* WRITTEN PROBLEM: Begin at the top of the entries below and write out every line through the one containing "const sourceText = '*자료=KB국민", excluding pictures.

* EXTRACTED ENTRIES:

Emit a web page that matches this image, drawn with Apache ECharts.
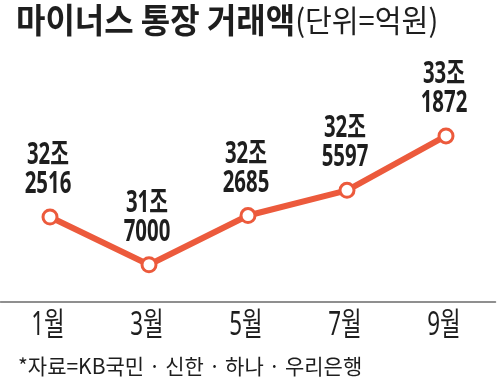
<!DOCTYPE html>
<html><head><meta charset="utf-8">
<script src="https://cdn.jsdelivr.net/npm/echarts@6/dist/echarts.min.js"></script>
<style>html,body{margin:0;padding:0;background:#fff}#c{width:500px;height:391px}</style>
</head><body><div id="c"></div>
<script>
const categories = ['1월', '3월', '5월', '7월', '9월'];
const values = [322516, 317000, 322685, 325597, 331872];
const titleMain = '마이너스 통장 거래액';
const titleUnit = '(단위=억원)';
const sourceText = '*자료=KB국민 · 신한 · 하나 · 우리은행';

const fam = '"Noto Sans", "Noto Sans CJK KR", sans-serif';
const cjk = '"Noto Sans CJK KR", sans-serif';
const chart = echarts.init(document.getElementById('c'));
function fmt(v) {
  const jo = Math.floor(v / 10000);
  const rest = v % 10000;
  return jo + '조\n' + String(rest).padStart(4, '0');
}
const labelData = values.map((v, i) => [i, v]);
const catData = categories.map((c, i) => [i, c]);

chart.setOption({
  animation: false,
  backgroundColor: '#fff',
  grid: { left: 0.5, right: 4.5, top: 108, bottom: 89 },
  xAxis: {
    type: 'category', data: categories, boundaryGap: true,
    axisLine: { lineStyle: { color: '#6b6b6b', width: 1.5 } },
    axisTick: { alignWithLabel: true, inside: true, length: 7, lineStyle: { color: '#6b6b6b', width: 1.2 } },
    axisLabel: { show: false }
  },
  yAxis: { type: 'value', min: 312700, max: 335100, show: false, splitLine: { show: false } },
  series: [{
    type: 'line', data: values, z: 2,
    lineStyle: { color: '#ec5a3c', width: 6 },
    symbol: 'circle', symbolSize: 14,
    itemStyle: { color: '#fff', borderColor: '#ec5a3c', borderWidth: 3 },
    label: { show: false }
  }, {
    type: 'custom', data: labelData, z: 3, clip: false,
    encode: { x: 0, y: 1 },
    renderItem: function (params, api) {
      const pt = api.coord([api.value(0), api.value(1)]);
      return {
        type: 'text', x: pt[0] - 2, y: pt[1] - 18, scaleX: 0.68,
        style: {
          text: fmt(api.value(1)), textAlign: 'center', textVerticalAlign: 'bottom',
          fontFamily: fam, fontWeight: 'bold', fontSize: 30, lineHeight: 29, fill: '#1e1e1e'
        }
      };
    }
  }, {
    type: 'custom', data: catData, z: 3, clip: false,
    encode: { x: 0 },
    renderItem: function (params, api) {
      const x = api.coord([api.value(0), 320000])[0];
      const y = params.coordSys.y + params.coordSys.height + 8;
      return {
        type: 'text', x: x - 2, y: y, scaleX: 0.7,
        style: {
          text: categories[params.dataIndex], textAlign: 'center', textVerticalAlign: 'top',
          fontFamily: fam, fontSize: 32, fill: '#1e1e1e'
        }
      };
    }
  }],
  graphic: [
    {
      type: 'text', left: 16, top: 3, scaleX: 0.94,
      style: {
        text: '{a|' + titleMain + '}{b|' + titleUnit + '}',
        rich: {
          a: { fontFamily: cjk, fontWeight: 'bold', fontSize: 34, fill: '#1e1e1e' },
          b: { fontFamily: cjk, fontWeight: 'normal', fontSize: 31, fill: '#1e1e1e' }
        }
      }
    },
    {
      type: 'text', left: 18, top: 356,
      style: { text: sourceText, fontFamily: cjk, fontSize: 21, fill: '#1e1e1e' }
    }
  ]
});
</script></body></html>
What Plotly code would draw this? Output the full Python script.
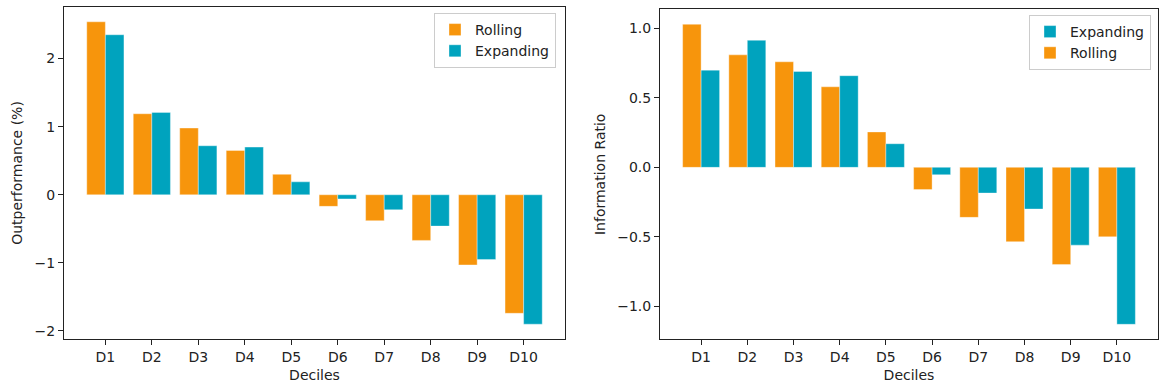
import plotly.graph_objects as go

deciles = ["D1", "D2", "D3", "D4", "D5", "D6", "D7", "D8", "D9", "D10"]
outperf_rolling = [2.54, 1.19, 0.98, 0.65, 0.30, -0.17, -0.38, -0.67, -1.03, -1.74]
outperf_expanding = [2.35, 1.21, 0.72, 0.70, 0.19, -0.06, -0.22, -0.46, -0.95, -1.90]
ir_rolling = [1.03, 0.81, 0.76, 0.58, 0.255, -0.16, -0.36, -0.535, -0.70, -0.50]
ir_expanding = [0.70, 0.915, 0.69, 0.66, 0.17, -0.053, -0.185, -0.30, -0.56, -1.13]

ORANGE = "#F7950C"
TEAL = "#00A3BE"
FONT = "DejaVu Sans"
FS = 14
W, H = 1161, 388
xs = list(range(len(deciles)))

fig = go.Figure()
edge = dict(color="rgba(255,255,255,0.6)", width=0.6)
fig.add_trace(go.Bar(x=xs, y=outperf_rolling, name="Rolling", marker=dict(color=ORANGE, line=edge),
                     xaxis="x", yaxis="y", legend="legend", offsetgroup="r"))
fig.add_trace(go.Bar(x=xs, y=outperf_expanding, name="Expanding", marker=dict(color=TEAL, line=edge),
                     xaxis="x", yaxis="y", legend="legend", offsetgroup="e"))
fig.add_trace(go.Bar(x=xs, y=ir_rolling, name="Rolling", marker=dict(color=ORANGE, line=edge),
                     xaxis="x2", yaxis="y2", legend="legend2", legendrank=2, offsetgroup="r"))
fig.add_trace(go.Bar(x=xs, y=ir_expanding, name="Expanding", marker=dict(color=TEAL, line=edge),
                     xaxis="x2", yaxis="y2", legend="legend2", legendrank=1, offsetgroup="e"))

axis_common = dict(showline=True, linecolor="#222222", linewidth=1, mirror=True,
                   ticks="outside", ticklen=5, tickcolor="#222222", tickwidth=1,
                   showgrid=False, zeroline=False, automargin=False,
                   tickfont=dict(family=FONT, size=FS, color="#222222"))

xl = (64 / W, 565 / W)
xr = (660 / W, 1158 / W)
yb = 1 - 339.3 / H
tfont = dict(family=FONT, size=FS, color="#222222")

fig.update_layout(
    width=W, height=H,
    margin=dict(l=0, r=0, t=0, b=0, autoexpand=False),
    paper_bgcolor="white", plot_bgcolor="white",
    barmode="group", bargap=0.2, bargroupgap=0,
    font=dict(family=FONT, size=FS, color="#222222"),
    xaxis=dict(domain=list(xl), anchor="y", range=[-0.89, 9.89], tickvals=xs, ticktext=deciles,
               title=dict(text="Deciles", font=tfont, standoff=6), **axis_common),
    yaxis=dict(domain=[yb, 1 - 6.7 / H], anchor="x", range=[-2.122, 2.762], tickvals=[-2, -1, 0, 1, 2],
               ticktext=["\u22122", "\u22121", "0", "1", "2"],
               title=dict(text="Outperformance (%)", font=tfont, standoff=8), **axis_common),
    xaxis2=dict(domain=list(xr), anchor="y2", range=[-0.89, 9.89], tickvals=xs, ticktext=deciles,
                title=dict(text="Deciles", font=tfont, standoff=6), **axis_common),
    yaxis2=dict(domain=[yb, 1 - 9.3 / H], anchor="x2", range=[-1.238, 1.138],
                tickvals=[-1.0, -0.5, 0.0, 0.5, 1.0],
                ticktext=["\u22121.0", "\u22120.5", "0.0", "0.5", "1.0"],
                title=dict(text="Information Ratio", font=tfont, standoff=8), **axis_common),
    legend=dict(x=556 / W, y=1 - 13 / H, xanchor="right", yanchor="top",
                bgcolor="rgba(255,255,255,0.8)", bordercolor="#cccccc", borderwidth=1,
                font=tfont, tracegroupgap=0, itemwidth=30),
    legend2=dict(x=1151 / W, y=1 - 15 / H, xanchor="right", yanchor="top",
                 bgcolor="rgba(255,255,255,0.8)", bordercolor="#cccccc", borderwidth=1,
                 font=tfont, tracegroupgap=0, itemwidth=30),
)

fig.write_html("out.html", config={"displayModeBar": False},
               post_script="document.body.style.margin='0';document.body.style.overflow='hidden';")
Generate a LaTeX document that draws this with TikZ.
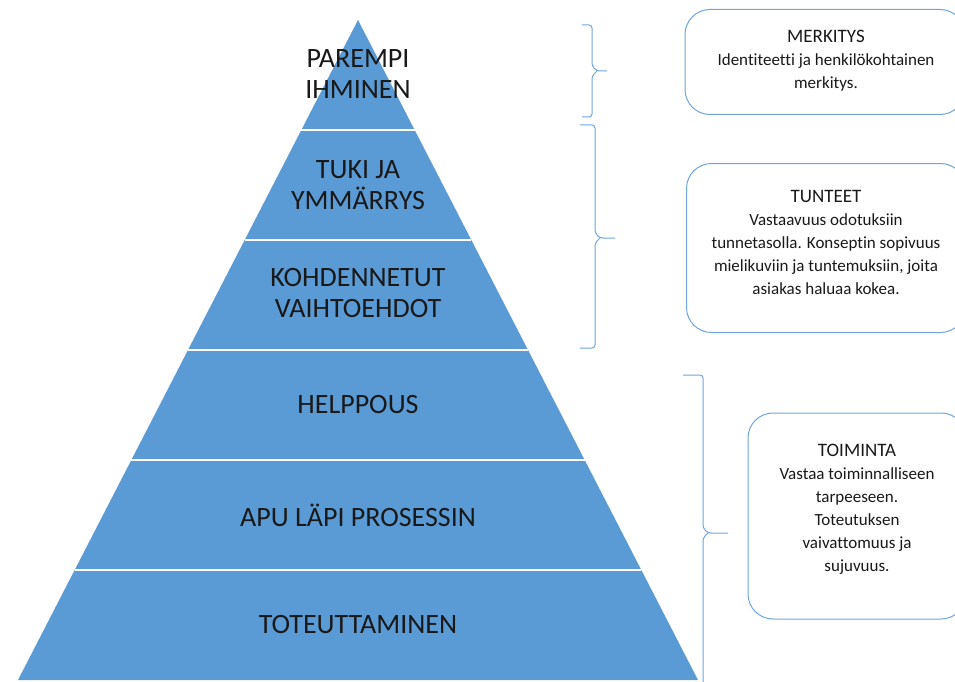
\documentclass[tikz,border=0pt]{standalone}
\usepackage{fontspec}
\setmainfont{Carlito}[Ligatures=NoCommon]
\definecolor{pyrblue}{RGB}{91,155,213}
\definecolor{lineblue}{RGB}{112,165,220}
\begin{document}
\begin{tikzpicture}[x=1pt,y=-1pt,
  level/.style={font=\fontsize{28}{31}\selectfont, text=black!90, align=center},
  infobox/.style={draw=lineblue, line width=1pt, rounded corners=25pt},
  infotext/.style={align=center, text=black!90, font=\fontsize{17}{23}\selectfont},
  bracket/.style={draw=lineblue, line width=1pt, rounded corners=3pt}]
  \useasboundingbox (0,0) rectangle (955,682);
  \clip (0,0) rectangle (955,682);
  \fill[white] (0,0) rectangle (955,682);
  % pyramid
  \coordinate (apex) at (358,20);
  \coordinate (baseL) at (18,680);
  \coordinate (baseR) at (698,680);
  \fill[pyrblue] (apex) -- (baseR) -- (baseL) -- cycle;
  \foreach \y in {130,240,350,460,570}
    \draw[white, line width=1.5pt] ({358-(\y-20)*0.5152},\y) -- ({358+(\y-20)*0.5152},\y);
  \node[level] (parempi) at (358,74) {PAREMPI\\IHMINEN};
  \node[level] (tuki) at (358,185) {TUKI JA\\YMMÄRRYS};
  \node[level] (kohden) at (358,293) {KOHDENNETUT\\VAIHTOEHDOT};
  \node[level] (helppous) at (358,405) {HELPPOUS};
  \node[level] (apu) at (358,515) {APU LÄPI PROSESSIN};
  \node[level] (toteutt) at (358,625) {TOTEUTTAMINEN};
  % braces
  \foreach \xa/\xb/\xc/\ya/\ym/\yb in {582/592/607/25/71/117,580/595/615/125/238/348,683/703/728/375/533/691}
    \draw[bracket] (\xa,\ya) -- (\xb,\ya) -- (\xb,{\ym-5}) -- ({\xb+5},\ym) -- (\xc,\ym)
      ({\xb+5},\ym) -- (\xb,{\ym+5}) -- (\xb,\yb) -- (\xa,\yb);
  % info boxes
  \node[infobox, minimum width=280pt, minimum height=105pt] (merkitys) at (825,62) {};
  \node[infotext] (merkitystxt) at (826,61)
    {{\fontsize{19}{23}\selectfont MERKITYS}\\Identiteetti ja henkilökohtainen\\merkitys.};
  \node[infobox, minimum width=279pt, minimum height=169pt] (tunteet) at (826,248) {};
  \node[infotext] (tunteettxt) at (826,242)
    {{\fontsize{19}{23}\selectfont TUNTEET}\\Vastaavuus odotuksiin\\tunnetasolla. Konseptin sopivuus\\mielikuviin ja tuntemuksiin, joita\\asiakas haluaa kokea.};
  \node[infobox, minimum width=218pt, minimum height=206pt] (toiminta) at (857,516) {};
  \node[infotext] (toimintatxt) at (857,509)
    {{\fontsize{19}{23}\selectfont TOIMINTA}\\Vastaa toiminnalliseen\\tarpeeseen.\\Toteutuksen\\vaivattomuus ja\\sujuvuus.};
\end{tikzpicture}
\end{document}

* RESULT OF THE EXERCISE:
Emit a web page that matches this image, drawn with Apache ECharts.
<!DOCTYPE html>
<html><head><meta charset="utf-8">
<script src="https://cdn.jsdelivr.net/npm/echarts@6/dist/echarts.min.js"></script>
<style>html,body{margin:0;padding:0;background:#fff}#c{width:500px;height:391px}</style>
</head><body><div id="c"></div>
<script>
const categories = ['1월', '3월', '5월', '7월', '9월'];
const values = [322516, 317000, 322685, 325597, 331872];
const titleMain = '마이너스 통장 거래액';
const titleUnit = '(단위=억원)';
const sourceText = '*자료=KB국민 · 신한 · 하나 · 우리은행';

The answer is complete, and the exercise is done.